There are times when lables just aren't helpful.

Anybody who has ever realised that their hierarchical document folders now go fifteen deep, total about 200 folders and have duplicated several of them, will realise that sometimes it's best to be a bit vague about things.

This is why I like tagged organising systems - you can get at the same information several different ways which, as any halfway-competent website designer will tell you, is a Good Thing.

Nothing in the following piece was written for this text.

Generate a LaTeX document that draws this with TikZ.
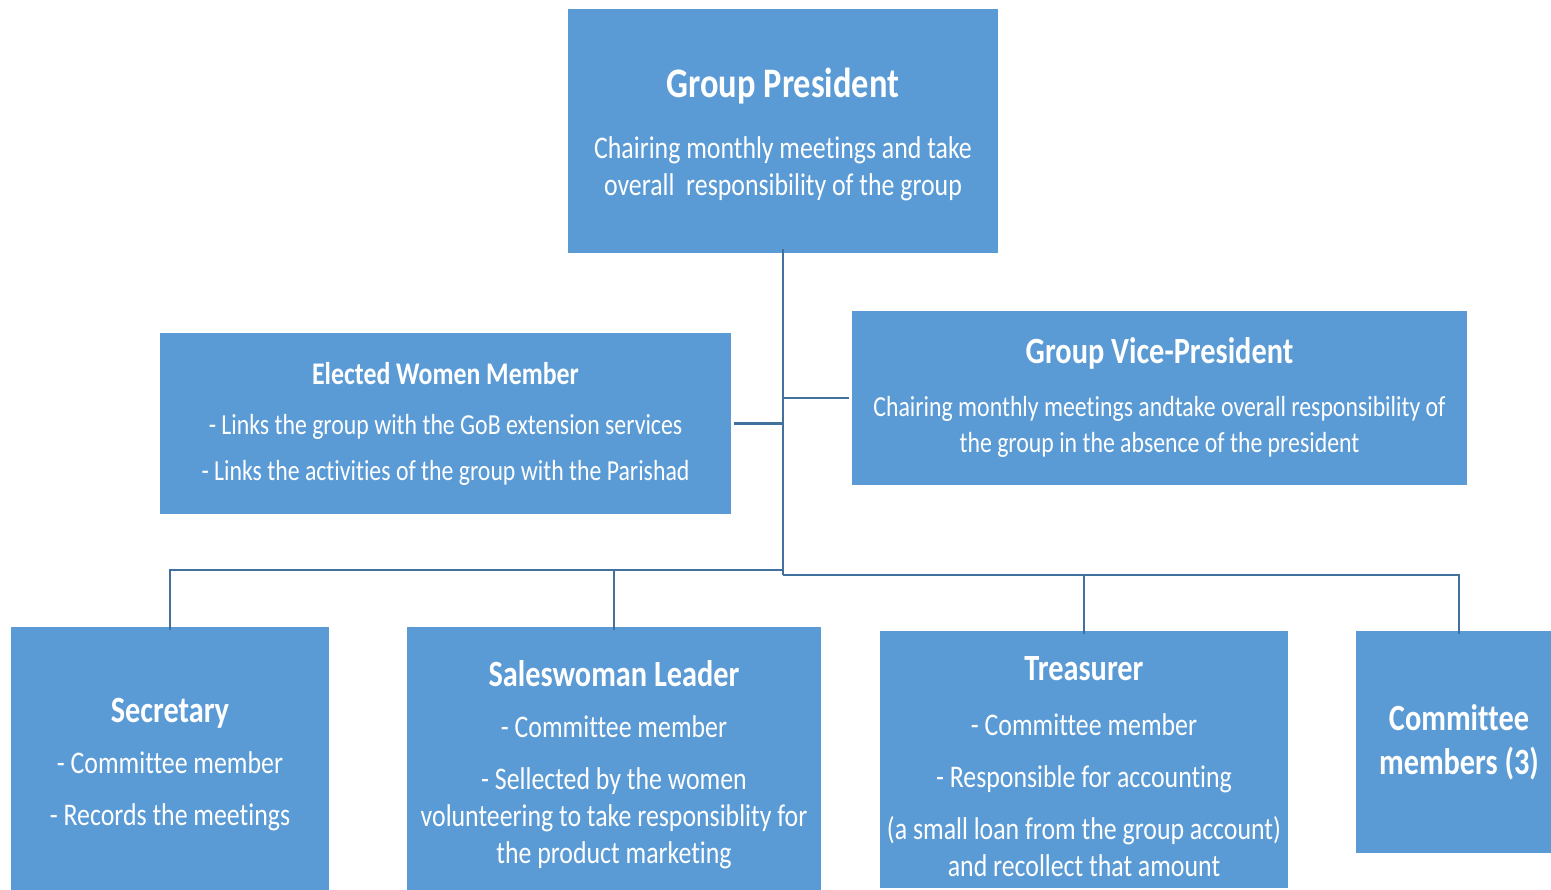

Could we, I wonder, stop fucking about with motorcycle categories? Adventure bikes are also Road-Trail, Dual-Sport, All-Road and Big Trailies. We now have Sports Tourers, Garnd Tourers, Tourers and, apparently, Hyper Tourers. Every time something new and interesting comes out it get its own category, probably in an attempt to convince people that it's innovative (which it invariably isn't - "Hey, if we stuck an even bigger engine in that, we'd invent a whole new category of bike!" Hello Suzuki B-King), and WTF is a "muscle-cruiser" anyway? Things have gotten so out of hand that when somebody builds a bike that's just a bike that works and does bike stuff, Americans saddle it with the name "Standard".

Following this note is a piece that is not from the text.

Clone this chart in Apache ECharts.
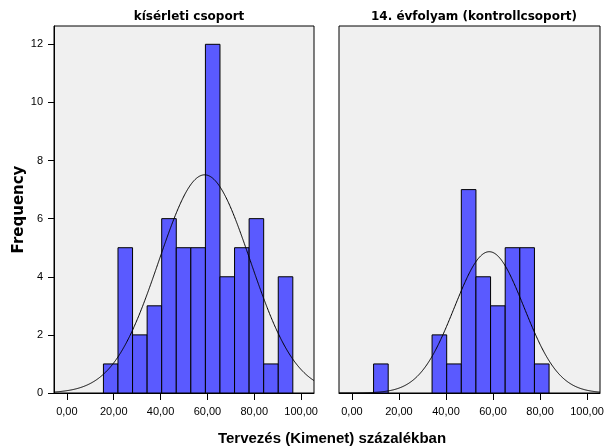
<!DOCTYPE html>
<html>
<head>
<meta charset="utf-8">
<script src="https://cdn.jsdelivr.net/npm/echarts@6/dist/echarts.min.js"></script>
<style>
  html, body { margin: 0; padding: 0; background: #fff; }
</style>
</head>
<body>
<div id="histChart" style="width:608px;height:448px"></div>
<script>
// panel titles
var panelTitles = ['kísérleti csoport', '14. évfolyam (kontrollcsoport)'];

// histogram bins: lower edge of first bin, bin width, counts per bin
var binStartA = 15.6;
var binWidthA = 6.22;
var countsA = [1, 5, 2, 3, 6, 5, 5, 12, 4, 5, 6, 1, 4];

var binStartB = 9.2;
var binWidthB = 6.22;
var countsB = [1, 0, 0, 0, 2, 1, 7, 4, 3, 5, 5, 1];

// fitted normal curve parameters
var meanA = 58.8, sdA = 19.5;
var meanB = 58.4, sdB = 14.8;

// tick labels
var xTicks = [0, 20, 40, 60, 80, 100];
var yTicks = [0, 2, 4, 6, 8, 10, 12];

function binData(start, width, counts) {
  return counts.map(function (c, i) {
    return [start + i * width, start + (i + 1) * width, c];
  }).filter(function (d) { return d[2] > 0; });
}

// normal density scaled to counts (n * binwidth * pdf)
function normalCurve(mean, sd, counts, width) {
  var n = counts.reduce(function (a, b) { return a + b; }, 0);
  var pts = [];
  for (var x = -5.5; x <= 105.5; x += 0.5) {
    var z = (x - mean) / sd;
    pts.push([x, n * width * Math.exp(-0.5 * z * z) / (sd * Math.sqrt(2 * Math.PI))]);
  }
  return pts;
}

function renderBar(params, api) {
  var p0 = api.coord([api.value(0), api.value(2)]);
  var p1 = api.coord([api.value(1), 0]);
  return {
    type: 'rect',
    shape: { x: p0[0], y: p0[1], width: p1[0] - p0[0], height: p1[1] - p0[1] },
    style: { fill: '#5a5aff', stroke: '#000', lineWidth: 1 }
  };
}

var labelFont = { fontFamily: 'Liberation Sans, Arial, sans-serif', fontSize: 11, color: '#000' };

function makeX(idx) {
  return {
    type: 'value', gridIndex: idx, min: -5.5, max: 105.5,
    axisLine: { show: true, onZero: false, lineStyle: { color: '#000', width: 1 } },
    axisTick: { show: true, length: 7, customValues: xTicks, lineStyle: { color: '#000' } },
    axisLabel: Object.assign({
      customValues: xTicks, margin: 13,
      formatter: function (v) { return v.toFixed(2).replace('.', ','); }
    }, labelFont),
    splitLine: { show: false }
  };
}

function makeY(idx) {
  return {
    type: 'value', gridIndex: idx, min: 0, max: 12.63,
    axisLine: { show: idx === 0, onZero: false, lineStyle: { color: '#000', width: 1 } },
    axisTick: { show: idx === 0, length: 6, customValues: yTicks, lineStyle: { color: '#000' } },
    axisLabel: Object.assign({ show: idx === 0, customValues: yTicks, margin: 11 }, labelFont),
    splitLine: { show: false },
    name: idx === 0 ? 'Frequency' : '',
    nameLocation: 'middle',
    nameGap: 27,
    nameTextStyle: { fontFamily: 'DejaVu Sans', fontSize: 15, fontWeight: 'bold', color: '#000' }
  };
}

var titleStyle = { fontFamily: 'DejaVu Sans', fontSize: 12, fontWeight: 'bold', color: '#000' };

var option = {
  animation: false,
  backgroundColor: '#fff',
  title: [
    { text: panelTitles[0], left: 184, top: 6, textAlign: 'center', textStyle: titleStyle },
    { text: panelTitles[1], left: 469, top: 6, textAlign: 'center', textStyle: titleStyle },
    { text: 'Tervezés (Kimenet) százalékban', left: 327, top: 426, textAlign: 'center',
      textStyle: { fontFamily: 'Liberation Sans, Arial, sans-serif', fontSize: 15, fontWeight: 'bold', color: '#000' } }
  ],
  grid: [
    { left: 54, top: 26, width: 260, height: 367, show: true, backgroundColor: '#f0f0f0', borderColor: '#000', borderWidth: 1 },
    { left: 339, top: 26, width: 261, height: 367, show: true, backgroundColor: '#f0f0f0', borderColor: '#000', borderWidth: 1 }
  ],
  xAxis: [makeX(0), makeX(1)],
  yAxis: [makeY(0), makeY(1)],
  series: [
    { type: 'custom', xAxisIndex: 0, yAxisIndex: 0, renderItem: renderBar,
      encode: { x: [0, 1], y: 2 }, data: binData(binStartA, binWidthA, countsA) },
    { type: 'custom', xAxisIndex: 1, yAxisIndex: 1, renderItem: renderBar,
      encode: { x: [0, 1], y: 2 }, data: binData(binStartB, binWidthB, countsB) },
    { type: 'line', xAxisIndex: 0, yAxisIndex: 0, showSymbol: false, smooth: true,
      lineStyle: { color: '#000', width: 1 }, data: normalCurve(meanA, sdA, countsA, binWidthA), z: 5 },
    { type: 'line', xAxisIndex: 1, yAxisIndex: 1, showSymbol: false, smooth: true,
      lineStyle: { color: '#000', width: 1 }, data: normalCurve(meanB, sdB, countsB, binWidthB), z: 5 }
  ]
};

var histChart = echarts.init(document.getElementById('histChart'));
histChart.setOption(option);
</script>
</body>
</html>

Go to some manufacturer's websites and you have to second-guess your way through too many menus to find what you're looking for. Moto Guzzi Australia do this well: One page, a little picture of everything, all properly hyperlinked and even with pop-up information giving price. Of course, if Honda tried that you'd still be waiting for all the images to load.

And now I find out that not only is the Yamaha TDM900 the most underrated bike in existence (every journalist to ever test it comes to that conclusion - and then wanders back to their R1), but it's so poorly understood that although technically it's a Dual-Sport (or Adventure, or...) and regularly gets Sports Tourer thrown at it (which is fair enough) at least one website has thrown it in with the Naked's which, clearly, it technically isn't.

I advocate an independent body coming up with a maximum of about ten categories for road bikes, and if manufacturers try and sneak their own fancy names in they get egged at the next trade show.

P.S.: Should customers be worried when Italian motorcycle companies sell own-name-branded battery chargers?